What is the Distributed Cloud you ask? It is the hyper-localization of compute, network and storage to the user while providing and maintaining the experiences, level of service, and abstraction provided by the Public Cloud. This transition from centralized to Distributed Cloud platforms is already happening today, but it’s not being led by the 3 major cloud providers. Smaller regional SP’s and Distributed Cloud companies like Packet, Fastly and CloudFlare are leading the way by leveraging hyper-scale “cloud native” principles. AWS, Azure, and GCP have taught organizations how to manage infrastructure in an abstract way but their business model was never intended to extend to the edge. There are many reasons for this, but front and center are differences in design and mindset of managing 20 sites with 10,000+ devices Vs. 10,000+ sites with 20 devices, not to mention the financials required to maintain so many sites.
When building the Distributed Cloud you are limited by space, power, cost, and more importantly technical man-power. When deploying the network you can’t send technical resources to setup every site at the bottom of a cell-tower, in a branch retail store, or a remote office. Hardware redundancy is limited by cost and remote moves, adds, and changes need to be hitless, reliable and precisely aimed. You can’t risk upgrading BGP or the RIB when you are facing issues with LLDP. You can’t leave vulnerable network code in hundreds of unmanned sites and not have a way to fix it without impacting service.

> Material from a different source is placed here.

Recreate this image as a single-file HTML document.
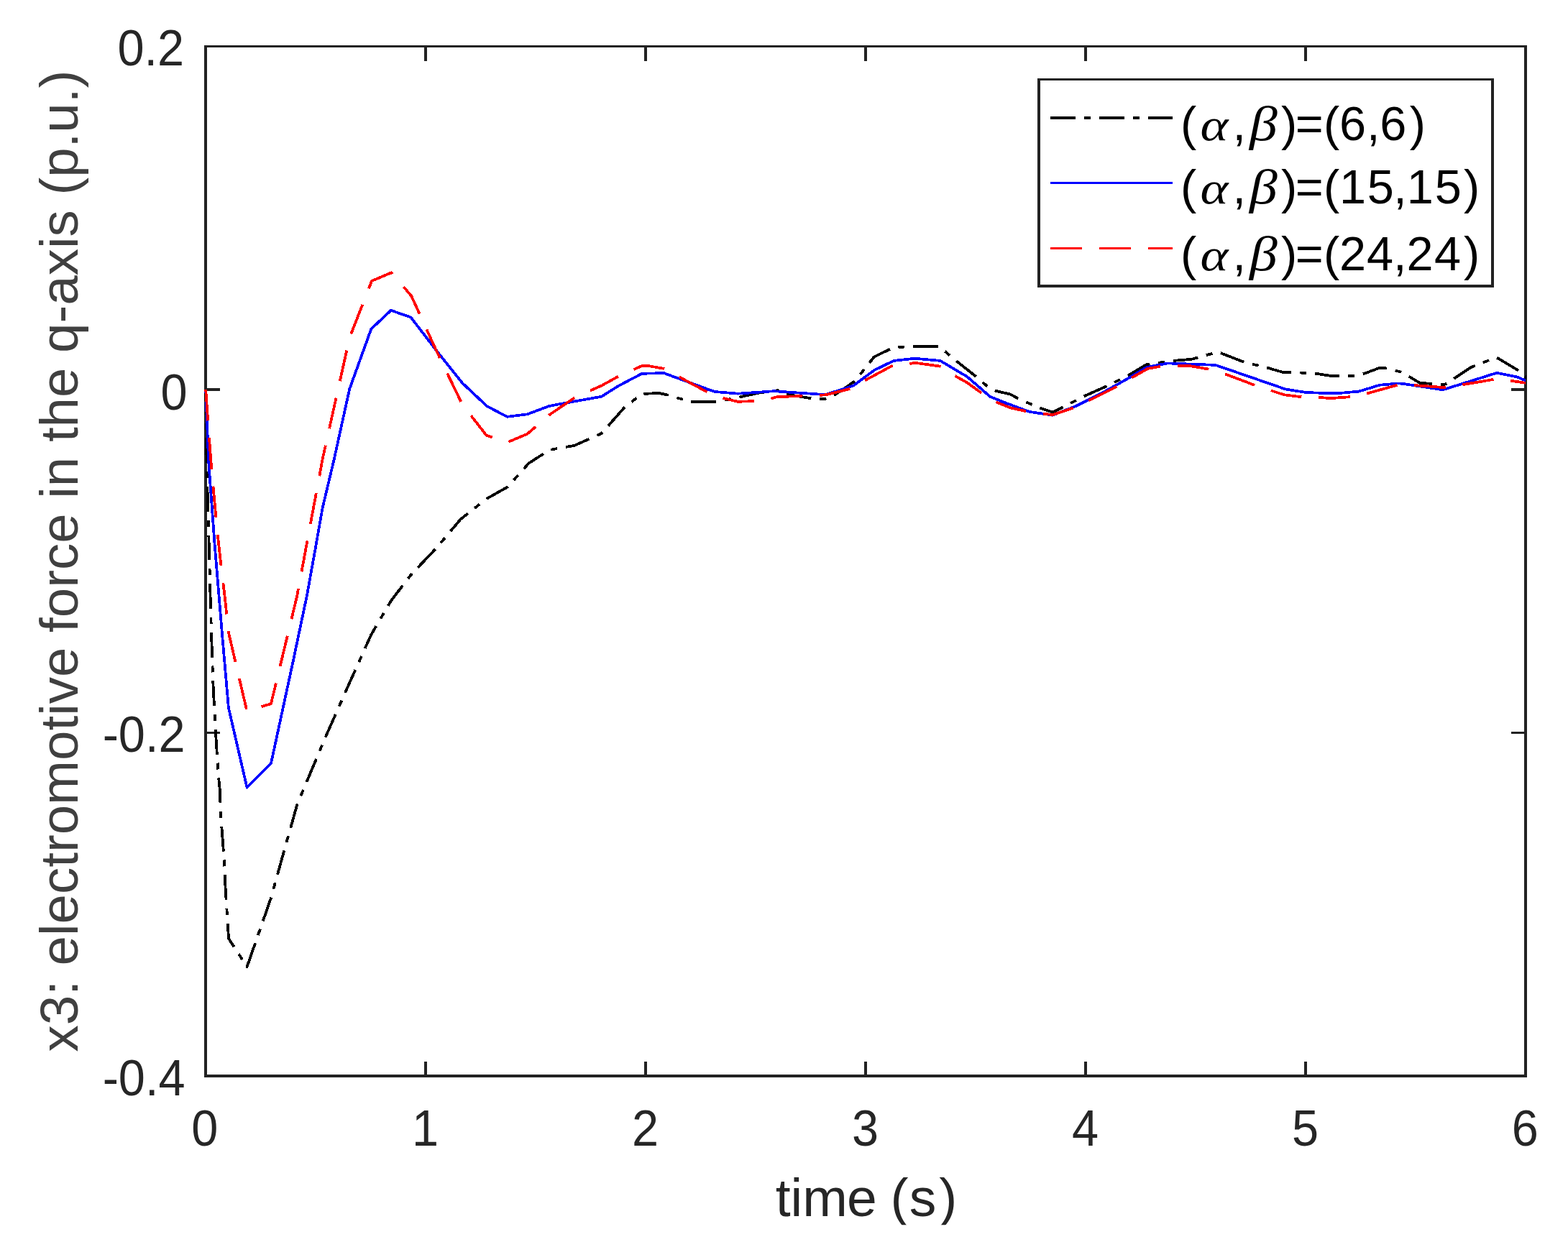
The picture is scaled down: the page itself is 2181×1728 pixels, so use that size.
<!DOCTYPE html>
<html lang="en"><head><meta charset="utf-8"><title>x3: electromotive force in the q-axis</title>
<style>
html,body{margin:0;padding:0;background:#fff;}
body{width:2181px;height:1728px;overflow:hidden;}
svg{display:block;}
.tk{font-family:"Liberation Sans",sans-serif;font-size:66.67px;fill:#262626;}
.lb{font-family:"Liberation Sans",sans-serif;font-size:73.33px;fill:#404040;}
.lg{font-family:"Liberation Sans",sans-serif;font-size:66.67px;fill:#000;}
.gk{font-family:"Liberation Serif",serif;font-style:italic;font-size:72px;fill:#000;}
</style></head><body>
<svg width="2181" height="1728" viewBox="0 0 2181 1728">
<rect x="0" y="0" width="2181" height="1728" fill="#fff"/>
<g fill="#222222" shape-rendering="crispEdges">
<rect x="284" y="63" width="4" height="1436"/>
<rect x="2120" y="63" width="4" height="1436"/>
<rect x="284" y="63" width="1840" height="3"/>
<rect x="284" y="1495" width="1840" height="4"/>
<rect x="590" y="1477" width="4" height="20"/>
<rect x="590" y="64" width="4" height="20.5"/>
<rect x="896" y="1477" width="4" height="20"/>
<rect x="896" y="64" width="4" height="20.5"/>
<rect x="1202" y="1477" width="4" height="20"/>
<rect x="1202" y="64" width="4" height="20.5"/>
<rect x="1508" y="1477" width="4" height="20"/>
<rect x="1508" y="64" width="4" height="20.5"/>
<rect x="1814" y="1477" width="4" height="20"/>
<rect x="1814" y="64" width="4" height="20.5"/>
<rect x="286" y="540" width="20" height="4"/>
<rect x="2102" y="540" width="20" height="4"/>
<rect x="286" y="1018" width="20" height="3"/>
<rect x="2102" y="1018" width="20" height="3"/>
</g>
<clipPath id="ax"><rect x="284" y="64.5" width="1839" height="1432.5"/></clipPath>
<g clip-path="url(#ax)" fill="none" stroke-linejoin="round" stroke-linecap="butt" shape-rendering="crispEdges">
<polyline id="c6" points="286.2,541.8 287.5,640.0 289.0,700.0 290.5,750.0 292.3,820.0 294.0,880.0 296.2,947.0 299.0,1002.0 301.8,1048.6 304.2,1082.3 305.9,1100.0 307.0,1132.8 309.5,1165.6 312.0,1200.0 313.6,1236.0 315.7,1269.0 318.0,1305.7 343.6,1345.0 377.0,1249.2 395.2,1183.6 413.5,1118.9 452.8,1025.4 486.2,950.0 516.3,883.0 543.8,836.0 571.4,800.0 606.5,763.0 640.9,722.2 676.7,694.0 706.4,677.3 735.6,644.4 764.4,626.0 798.9,619.9 836.8,603.0 868.5,566.9 892.9,548.0 916.5,547.0 929.7,549.7 961.0,559.2 996.5,558.8 1028.5,552.5 1057.0,546.3 1082.0,543.2 1096.0,549.0 1128.7,554.3 1147.8,555.0 1160.4,549.9 1188.9,530.4 1216.0,496.4 1238.3,485.6 1250.1,482.9 1278.6,481.7 1305.8,481.7 1330.8,502.6 1357.9,524.2 1377.4,541.0 1384.4,543.7 1405.2,548.5 1416.7,554.8 1446.6,567.7 1464.0,573.6 1478.6,566.6 1507.8,551.3 1539.1,537.4 1569.8,522.1 1594.1,507.5 1599.7,506.5 1632.4,501.9 1657.4,499.8 1686.3,491.8 1693.0,489.8 1698.8,491.5 1730.1,503.7 1762.8,511.7 1784.4,517.9 1796.9,517.9 1830.3,519.7 1852.5,523.2 1885.9,523.1 1897.0,520.0 1919.3,511.7 1929.8,512.6 1949.9,517.9 1960.7,524.4 1974.7,532.8 1992.5,534.0 2007.0,535.2 2012.7,533.9 2023.3,526.1 2045.1,511.5 2071.9,500.9 2081.0,497.0 2112.1,515.5 2124.0,526.2" stroke="#000" stroke-width="3.8" stroke-dasharray="34.82 11.9 9 11.9"/>
<polyline id="c15" points="286.2,541.8 290.0,640.0 298.8,760.0 308.8,880.0 317.9,984.7 343.5,1095.7 377.0,1062.0 407.7,920.0 426.9,828.7 438.6,763.6 448.6,706.8 464.5,640.0 486.2,541.2 516.3,457.7 543.8,431.8 571.4,441.5 606.5,487.0 642.9,532.7 677.3,565.1 705.4,579.8 733.5,576.3 764.4,564.8 800.0,558.3 836.8,551.7 860.0,537.0 892.9,519.8 923.5,519.1 993.7,544.9 1026.4,547.7 1076.5,544.2 1129.0,547.8 1147.8,549.2 1186.8,536.7 1216.0,515.1 1243.1,501.9 1272.4,498.7 1307.8,501.9 1345.4,524.2 1377.4,552.0 1400.0,561.1 1432.0,572.9 1464.0,577.7 1496.0,565.2 1533.6,546.4 1567.0,527.7 1594.8,511.0 1624.0,505.4 1690.8,507.9 1788.5,541.6 1816.4,546.0 1841.4,546.9 1863.7,546.9 1890.0,544.6 1919.3,535.7 1944.4,533.5 1950.0,533.7 2007.0,542.3 2082.0,518.8 2109.9,524.4 2122.0,529.4" stroke="#0000ff" stroke-width="3.75"/>
<polyline id="c24" points="286.2,541.8 290.0,597.0 294.0,649.0 298.5,699.0 303.2,748.0 308.0,791.0 313.0,833.0 317.9,880.0 343.5,989.6 377.0,979.1 413.0,830.0 449.0,637.0 486.2,470.0 517.1,390.9 544.6,379.2 572.2,411.8 606.5,487.0 642.9,562.5 676.6,605.8 705.4,615.6 733.5,603.7 764.4,577.0 798.9,553.5 836.8,536.5 859.5,524.0 893.6,508.7 899.8,508.7 923.5,512.9 982.6,544.9 1007.0,554.3 1026.4,558.8 1048.7,558.1 1073.8,554.3 1080.7,552.1 1115.5,551.1 1140.2,549.9 1149.0,549.2 1182.6,540.9 1203.5,529.0 1241.0,508.9 1266.0,506.1 1272.4,504.7 1308.5,509.8 1329.4,523.5 1345.4,532.5 1365.6,547.1 1386.4,559.7 1405.2,567.3 1427.1,572.2 1451.5,575.7 1464.0,577.1 1493.2,567.3 1515.5,556.9 1553.0,538.1 1575.3,524.9 1596.2,513.0 1615.0,509.6 1639.3,508.9 1656.0,509.2 1681.8,513.7 1705.0,520.7 1745.4,536.0 1769.0,543.7 1785.7,549.2 1810.8,552.4 1835.8,553.0 1851.1,554.1 1879.0,552.1 1902.6,547.1 1943.7,535.7 1968.0,536.1 2011.5,539.3 2036.1,535.0 2078.6,527.7 2103.2,530.0 2122.0,532.8" stroke="#ff0000" stroke-width="3.75" stroke-dasharray="43.7 23.9"/>
</g>
<text class="tk" transform="translate(284.9,1593.8) scale(1,1.05)" text-anchor="middle">0</text>
<text class="tk" transform="translate(591.5,1593.8) scale(1,1.05)" text-anchor="middle">1</text>
<text class="tk" transform="translate(897.5,1593.8) scale(1,1.05)" text-anchor="middle">2</text>
<text class="tk" transform="translate(1203.5,1593.8) scale(1,1.05)" text-anchor="middle">3</text>
<text class="tk" transform="translate(1509.5,1593.8) scale(1,1.05)" text-anchor="middle">4</text>
<text class="tk" transform="translate(1815.5,1593.8) scale(1,1.05)" text-anchor="middle">5</text>
<text class="tk" transform="translate(2121.3,1593.8) scale(1,1.05)" text-anchor="middle">6</text>
<text class="tk" transform="translate(256.1,91.1) scale(1,1.05)" text-anchor="end">0.2</text>
<text class="tk" transform="translate(260.5,569.7) scale(1,1.05)" text-anchor="end">0</text>
<text class="tk" transform="translate(257.5,1046.1) scale(1,1.05)" text-anchor="end">-0.2</text>
<text class="tk" transform="translate(257.5,1523.6) scale(1,1.05)" text-anchor="end">-0.4</text>
<clipPath id="xl"><rect x="1000" y="1600" width="400" height="104.2"/></clipPath>
<g clip-path="url(#xl)"><text class="lb" style="fill:#262626" transform="translate(1077.9,1691.7) scale(1.025,1)" x="0.8 21.1 37.4 97.75 138.5 156.7 182.3 222.9">time (s)</text></g>
<text class="lb" transform="translate(108.2,780.6) rotate(-90) scale(1.0155,1)" text-anchor="middle">x3: electromotive force in the q-axis (p.u.)</text>
<g fill="#222222" shape-rendering="crispEdges">
<rect x="1443" y="109" width="635" height="291"/>
<rect x="1447" y="112" width="627" height="284" fill="#fff"/>
</g>
<g fill="none" stroke-linecap="butt" shape-rendering="crispEdges">
<line x1="1461" y1="164" x2="1631" y2="164" stroke="#000" stroke-width="4" stroke-dasharray="35 12 9 12"/>
<line x1="1461" y1="254.5" x2="1631" y2="254.5" stroke="#0000ff" stroke-width="3"/>
<line x1="1461" y1="345.5" x2="1631" y2="345.5" stroke="#ff0000" stroke-width="3" stroke-dasharray="44 24"/>
</g>
<text class="lg" x="1642" y="195.1">(</text>
<text class="gk" transform="translate(1669.4,195.1) scale(1.03,0.88)">α</text>
<text class="lg" x="1714.5" y="195.1">,</text>
<text class="gk" transform="translate(1738,195.1) scale(1.08,0.94)">β</text>
<text class="lg" x="1781.9 1801.7 1841 1863 1900.9 1919.2 1960.7" y="195.1">)=(6,6)</text>
<text class="lg" x="1642" y="282.9">(</text>
<text class="gk" transform="translate(1669.4,282.9) scale(1.03,0.88)">α</text>
<text class="lg" x="1714.5" y="282.9">,</text>
<text class="gk" transform="translate(1738,282.9) scale(1.08,0.94)">β</text>
<text class="lg" x="1781.9 1801.7 1841 1863 1901.8 1938.2 1956.7 1995.8 2035.9" y="282.9">)=(15,15)</text>
<text class="lg" x="1642" y="376.0">(</text>
<text class="gk" transform="translate(1669.4,376.0) scale(1.03,0.88)">α</text>
<text class="lg" x="1714.5" y="376.0">,</text>
<text class="gk" transform="translate(1738,376.0) scale(1.08,0.94)">β</text>
<text class="lg" x="1781.9 1801.7 1841 1863 1900.9 1938.0 1956.5 1995.0 2035.9" y="376.0">)=(24,24)</text>
</svg></body></html>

We live in a 24/7 world and our application owners and users won’t tolerate outages and continue to use the service. They have become accustomed to an always on, always available world. None of which can be done with legacy monolithic network software. Legacy network software upgrades are complicated, requiring weeks or months of preparation, and are unreliable and risky when you don’t have local resources available to jump in when things go wrong. This has caused operators to reside to impactful updates in an attempt to manage results and expectations. Security vulnerability fixes are impossible to deploy in any reasonable amount of time, leaving them unfixed and you need technical experts onsite to setup the equipment. The modern solutions we have been supplied to manage these old designs have been an all or nothing centralized SDN controller. You can either have all forwarding and control-plane decisions made there or continue box by box management with limited API access or CLI-only control. There is no in-between.
Glenn Sullivan and I lived through this when we deployed real-time distributed applications in our former lives as operators and managing what happens the day after the vendor delivering the solution has claimed victory. We designed CN-NOS with what we saw as the best characteristics of networking in conjunction with the innovations the public cloud created and was being leveraged by our compute colleagues (I can’t recall a time when they were sent around the world for site bring-up as we were). We firmly disagree with centralized protocols and forwarding decisions that SDN architectures pushed us towards. Instead, we decided to intelligently segment and containerize network services standing by our belief that networks should continue to have distributed control and data planes with standard protocols.
Rather than rebuilding from scratch a traditional (and proprietary) management application, we embraced Kubernetes orchestration as the way to command and control our network service containers, but without requiring a Kubernetes cluster. CN-NOS works without a separate Kubernetes master. If you choose to utilize one to make it easier to manage a fleet of network devices and the Kubernetes master dies, loses connectivity or is simply removed, your network still continues to work and can be managed. Your CN-NOS instances are autonomous nodes with locally available APIs and a standard CLI. We view this as an absolute must when attempting to manage hundreds of sites across a wide geographic region.
As the world continues to move from the centralized Public Cloud to the Distributed Cloud with hyper-localized data to the users, a new NOS architecture and network is required. In this 24/7 world, where real-time applications are king, we need to embrace what we have learned from the Public Cloud and use it to enable network innovation and agility to meet the demands of the distributed one. Containerized hitless upgrades, software redundancy, Kubernetes management, and realistic costs are no longer “nice to haves”, they are absolute requirements.